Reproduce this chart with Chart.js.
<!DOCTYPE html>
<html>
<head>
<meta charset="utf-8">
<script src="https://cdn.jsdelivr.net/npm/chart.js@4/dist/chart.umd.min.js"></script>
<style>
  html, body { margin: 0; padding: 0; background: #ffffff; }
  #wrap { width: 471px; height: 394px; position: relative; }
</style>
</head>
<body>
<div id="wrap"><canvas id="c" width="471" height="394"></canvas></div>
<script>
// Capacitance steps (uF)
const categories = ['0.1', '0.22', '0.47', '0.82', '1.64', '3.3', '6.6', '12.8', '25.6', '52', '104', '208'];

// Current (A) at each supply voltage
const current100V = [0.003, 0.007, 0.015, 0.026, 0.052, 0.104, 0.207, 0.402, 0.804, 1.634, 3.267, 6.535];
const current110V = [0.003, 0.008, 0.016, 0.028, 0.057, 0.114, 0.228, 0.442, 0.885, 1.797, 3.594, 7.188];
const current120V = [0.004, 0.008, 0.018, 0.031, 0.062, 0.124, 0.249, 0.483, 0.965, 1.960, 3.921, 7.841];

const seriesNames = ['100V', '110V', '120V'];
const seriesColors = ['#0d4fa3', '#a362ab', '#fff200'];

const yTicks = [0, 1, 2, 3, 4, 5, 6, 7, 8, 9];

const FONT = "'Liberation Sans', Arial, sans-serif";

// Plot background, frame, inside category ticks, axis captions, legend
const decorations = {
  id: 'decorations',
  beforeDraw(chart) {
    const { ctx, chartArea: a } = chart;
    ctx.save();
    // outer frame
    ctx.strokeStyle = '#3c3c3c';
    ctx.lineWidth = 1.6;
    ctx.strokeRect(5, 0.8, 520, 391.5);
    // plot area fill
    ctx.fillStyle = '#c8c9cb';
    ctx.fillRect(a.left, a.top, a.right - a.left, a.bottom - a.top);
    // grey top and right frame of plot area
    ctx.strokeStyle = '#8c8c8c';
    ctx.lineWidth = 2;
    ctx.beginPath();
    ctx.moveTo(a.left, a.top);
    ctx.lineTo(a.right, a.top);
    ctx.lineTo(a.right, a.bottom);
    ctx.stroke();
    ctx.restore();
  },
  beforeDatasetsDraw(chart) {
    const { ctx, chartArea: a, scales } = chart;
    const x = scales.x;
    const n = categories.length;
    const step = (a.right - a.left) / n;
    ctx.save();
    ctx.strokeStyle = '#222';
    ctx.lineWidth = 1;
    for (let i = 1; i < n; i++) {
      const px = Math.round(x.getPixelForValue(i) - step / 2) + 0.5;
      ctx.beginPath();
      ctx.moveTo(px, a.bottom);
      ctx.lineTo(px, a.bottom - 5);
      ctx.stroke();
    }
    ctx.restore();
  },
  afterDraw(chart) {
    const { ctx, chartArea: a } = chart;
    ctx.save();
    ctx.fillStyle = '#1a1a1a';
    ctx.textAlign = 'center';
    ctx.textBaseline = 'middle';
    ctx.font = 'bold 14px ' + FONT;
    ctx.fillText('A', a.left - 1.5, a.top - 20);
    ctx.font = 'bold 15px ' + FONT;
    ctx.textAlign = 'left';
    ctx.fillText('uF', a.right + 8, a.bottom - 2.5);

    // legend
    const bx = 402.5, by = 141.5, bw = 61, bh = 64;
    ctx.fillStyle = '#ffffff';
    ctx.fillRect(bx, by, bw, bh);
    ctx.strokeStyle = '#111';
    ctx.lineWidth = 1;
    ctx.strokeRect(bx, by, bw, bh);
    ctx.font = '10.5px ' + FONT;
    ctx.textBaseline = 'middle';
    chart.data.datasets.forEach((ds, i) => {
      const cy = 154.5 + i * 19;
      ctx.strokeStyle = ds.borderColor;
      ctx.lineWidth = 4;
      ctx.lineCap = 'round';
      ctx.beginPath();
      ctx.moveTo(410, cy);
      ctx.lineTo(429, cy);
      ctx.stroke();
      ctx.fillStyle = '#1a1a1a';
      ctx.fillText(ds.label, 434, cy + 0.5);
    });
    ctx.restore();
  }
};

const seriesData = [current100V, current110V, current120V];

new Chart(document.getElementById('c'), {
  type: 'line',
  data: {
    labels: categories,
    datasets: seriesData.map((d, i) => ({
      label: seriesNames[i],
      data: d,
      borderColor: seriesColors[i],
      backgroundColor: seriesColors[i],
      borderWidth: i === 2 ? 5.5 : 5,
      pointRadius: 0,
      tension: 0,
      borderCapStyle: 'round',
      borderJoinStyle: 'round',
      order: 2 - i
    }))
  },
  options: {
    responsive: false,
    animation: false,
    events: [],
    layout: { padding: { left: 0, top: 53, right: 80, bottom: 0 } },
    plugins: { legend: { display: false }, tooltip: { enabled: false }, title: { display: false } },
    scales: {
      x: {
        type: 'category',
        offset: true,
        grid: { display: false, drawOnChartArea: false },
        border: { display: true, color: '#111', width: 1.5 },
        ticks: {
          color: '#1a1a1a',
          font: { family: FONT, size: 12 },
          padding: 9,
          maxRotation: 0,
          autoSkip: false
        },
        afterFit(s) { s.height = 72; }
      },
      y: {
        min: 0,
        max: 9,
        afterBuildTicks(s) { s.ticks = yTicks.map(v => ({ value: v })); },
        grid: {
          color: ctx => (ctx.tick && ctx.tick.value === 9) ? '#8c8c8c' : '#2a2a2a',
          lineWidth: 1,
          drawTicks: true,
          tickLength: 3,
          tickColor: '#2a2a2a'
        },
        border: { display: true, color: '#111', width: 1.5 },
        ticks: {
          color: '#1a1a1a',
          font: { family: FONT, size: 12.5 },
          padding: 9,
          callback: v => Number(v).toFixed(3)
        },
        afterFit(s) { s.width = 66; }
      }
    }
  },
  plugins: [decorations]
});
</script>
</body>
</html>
--
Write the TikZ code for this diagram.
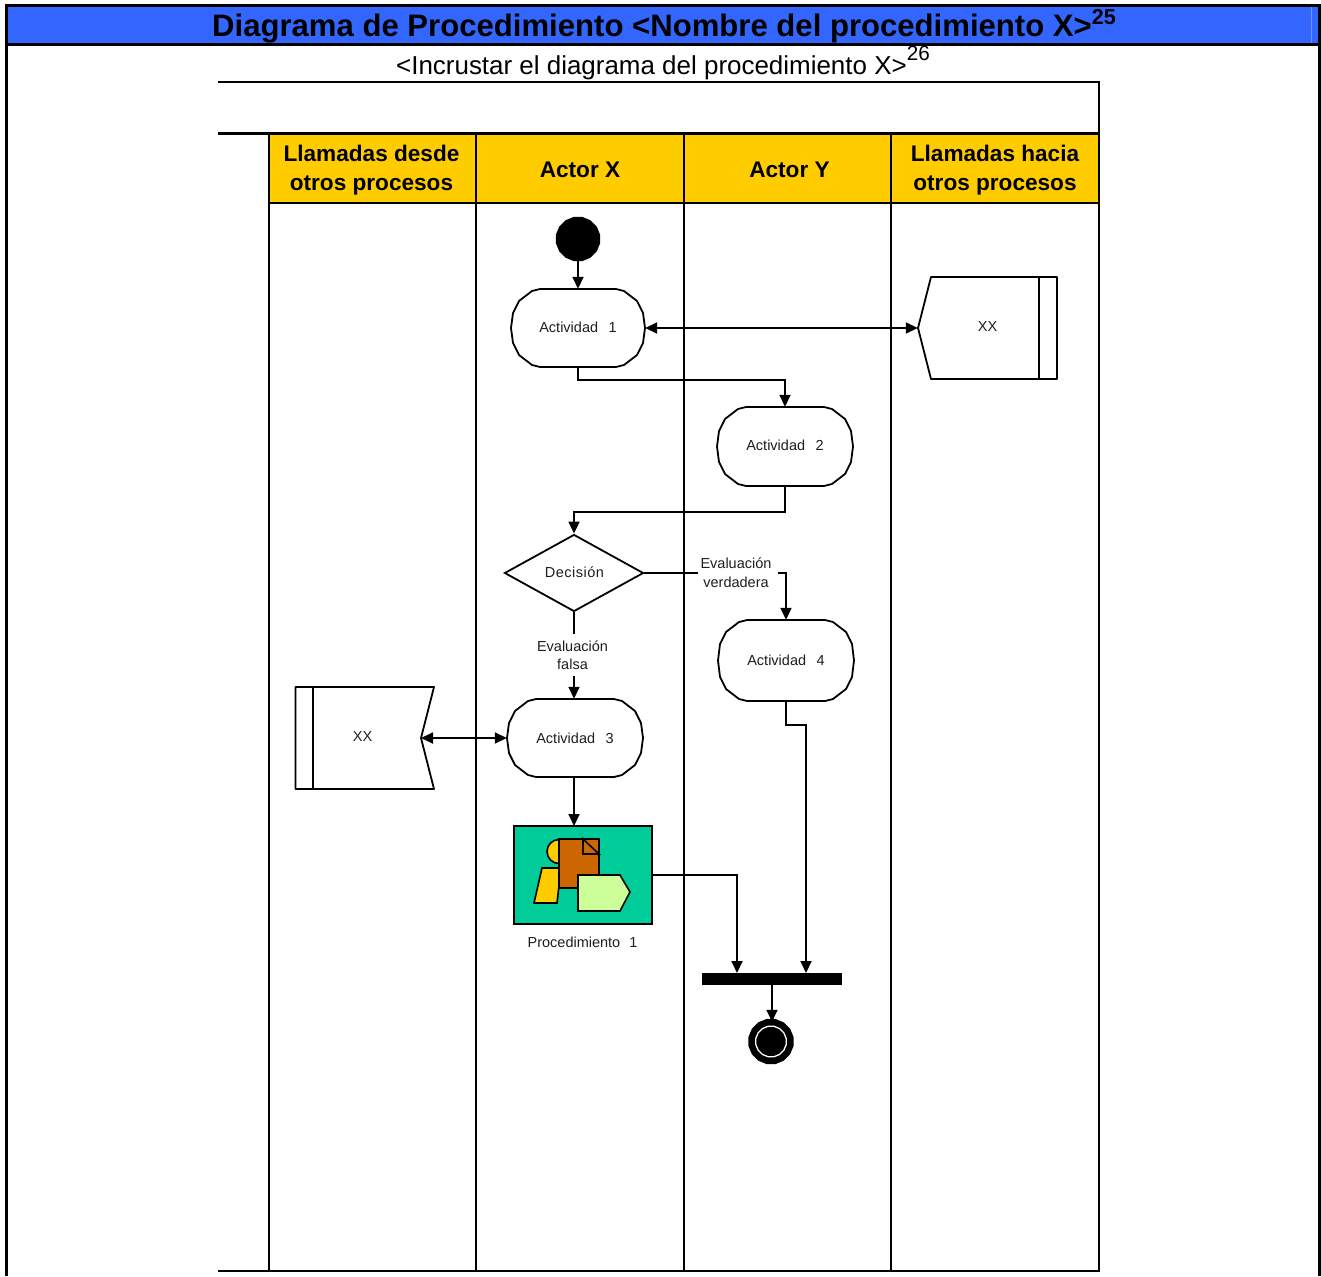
--
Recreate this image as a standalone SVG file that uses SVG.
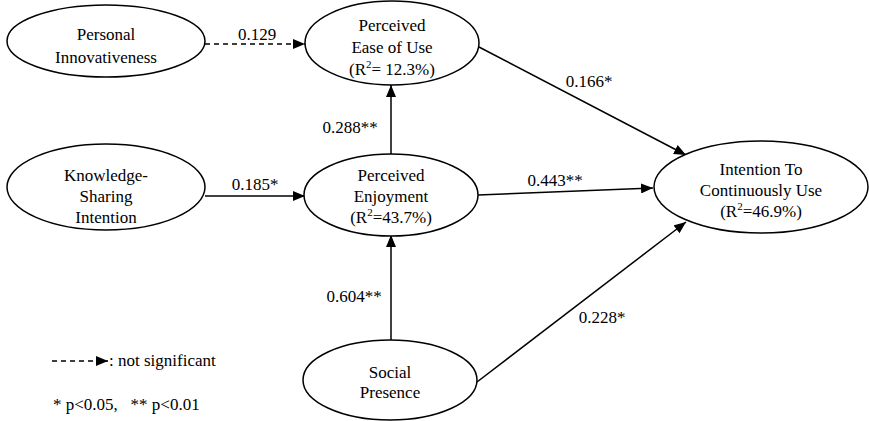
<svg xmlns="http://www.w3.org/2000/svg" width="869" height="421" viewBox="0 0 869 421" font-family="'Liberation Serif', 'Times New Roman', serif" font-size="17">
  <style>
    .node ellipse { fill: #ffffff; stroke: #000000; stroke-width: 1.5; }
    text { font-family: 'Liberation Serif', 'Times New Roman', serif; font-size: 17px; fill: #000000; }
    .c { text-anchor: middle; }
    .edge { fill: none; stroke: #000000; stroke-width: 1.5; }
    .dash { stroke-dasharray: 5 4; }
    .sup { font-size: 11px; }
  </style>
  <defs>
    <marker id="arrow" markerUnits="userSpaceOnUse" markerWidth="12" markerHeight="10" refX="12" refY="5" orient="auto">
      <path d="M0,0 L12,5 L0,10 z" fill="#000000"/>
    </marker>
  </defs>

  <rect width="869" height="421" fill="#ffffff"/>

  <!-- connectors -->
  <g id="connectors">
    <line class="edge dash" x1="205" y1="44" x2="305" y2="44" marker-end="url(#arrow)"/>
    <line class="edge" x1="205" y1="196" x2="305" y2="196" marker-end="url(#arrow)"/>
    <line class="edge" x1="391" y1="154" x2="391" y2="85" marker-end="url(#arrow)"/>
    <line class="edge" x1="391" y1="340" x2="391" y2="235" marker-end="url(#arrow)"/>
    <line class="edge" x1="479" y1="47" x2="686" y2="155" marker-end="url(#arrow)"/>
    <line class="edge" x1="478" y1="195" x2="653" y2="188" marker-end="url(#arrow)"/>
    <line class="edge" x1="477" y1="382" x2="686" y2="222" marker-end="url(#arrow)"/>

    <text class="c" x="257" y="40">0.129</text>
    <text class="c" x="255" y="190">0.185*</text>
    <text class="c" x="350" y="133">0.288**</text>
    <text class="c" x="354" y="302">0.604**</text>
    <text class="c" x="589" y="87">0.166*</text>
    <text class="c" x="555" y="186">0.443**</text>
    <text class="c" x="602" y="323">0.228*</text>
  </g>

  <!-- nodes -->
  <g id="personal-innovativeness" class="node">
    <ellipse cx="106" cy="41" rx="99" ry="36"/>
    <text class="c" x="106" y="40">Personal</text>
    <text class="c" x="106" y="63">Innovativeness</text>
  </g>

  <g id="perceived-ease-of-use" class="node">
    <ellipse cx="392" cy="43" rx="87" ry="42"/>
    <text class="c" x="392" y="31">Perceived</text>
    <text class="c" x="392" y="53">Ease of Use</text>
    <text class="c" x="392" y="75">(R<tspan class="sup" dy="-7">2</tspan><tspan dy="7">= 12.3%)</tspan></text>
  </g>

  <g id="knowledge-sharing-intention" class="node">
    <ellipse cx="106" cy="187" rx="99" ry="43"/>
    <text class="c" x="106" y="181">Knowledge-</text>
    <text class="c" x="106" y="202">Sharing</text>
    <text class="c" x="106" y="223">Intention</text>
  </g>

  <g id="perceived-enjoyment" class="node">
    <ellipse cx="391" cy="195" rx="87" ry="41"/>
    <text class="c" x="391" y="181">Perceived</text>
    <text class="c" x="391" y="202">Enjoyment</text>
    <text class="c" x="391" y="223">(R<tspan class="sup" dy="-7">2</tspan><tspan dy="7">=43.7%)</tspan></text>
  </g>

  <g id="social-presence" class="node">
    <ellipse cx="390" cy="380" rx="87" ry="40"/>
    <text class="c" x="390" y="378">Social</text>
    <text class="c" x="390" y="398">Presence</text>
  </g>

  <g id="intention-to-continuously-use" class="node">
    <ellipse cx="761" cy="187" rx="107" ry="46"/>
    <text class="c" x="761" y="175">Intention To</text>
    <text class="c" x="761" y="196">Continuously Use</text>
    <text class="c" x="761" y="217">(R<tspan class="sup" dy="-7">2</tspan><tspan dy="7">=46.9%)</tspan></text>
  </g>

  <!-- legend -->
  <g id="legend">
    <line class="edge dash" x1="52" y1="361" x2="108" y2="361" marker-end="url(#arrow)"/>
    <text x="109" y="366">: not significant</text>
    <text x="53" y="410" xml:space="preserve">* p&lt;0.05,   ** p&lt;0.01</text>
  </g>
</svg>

What you will do: Among the lines of the data, identify those with the word "this". Copy each of them.

Solved problem:
Reproduce this chart with Chart.js.
Write the TikZ code for this diagram.
Recreate this image as a standalone SVG file that uses SVG.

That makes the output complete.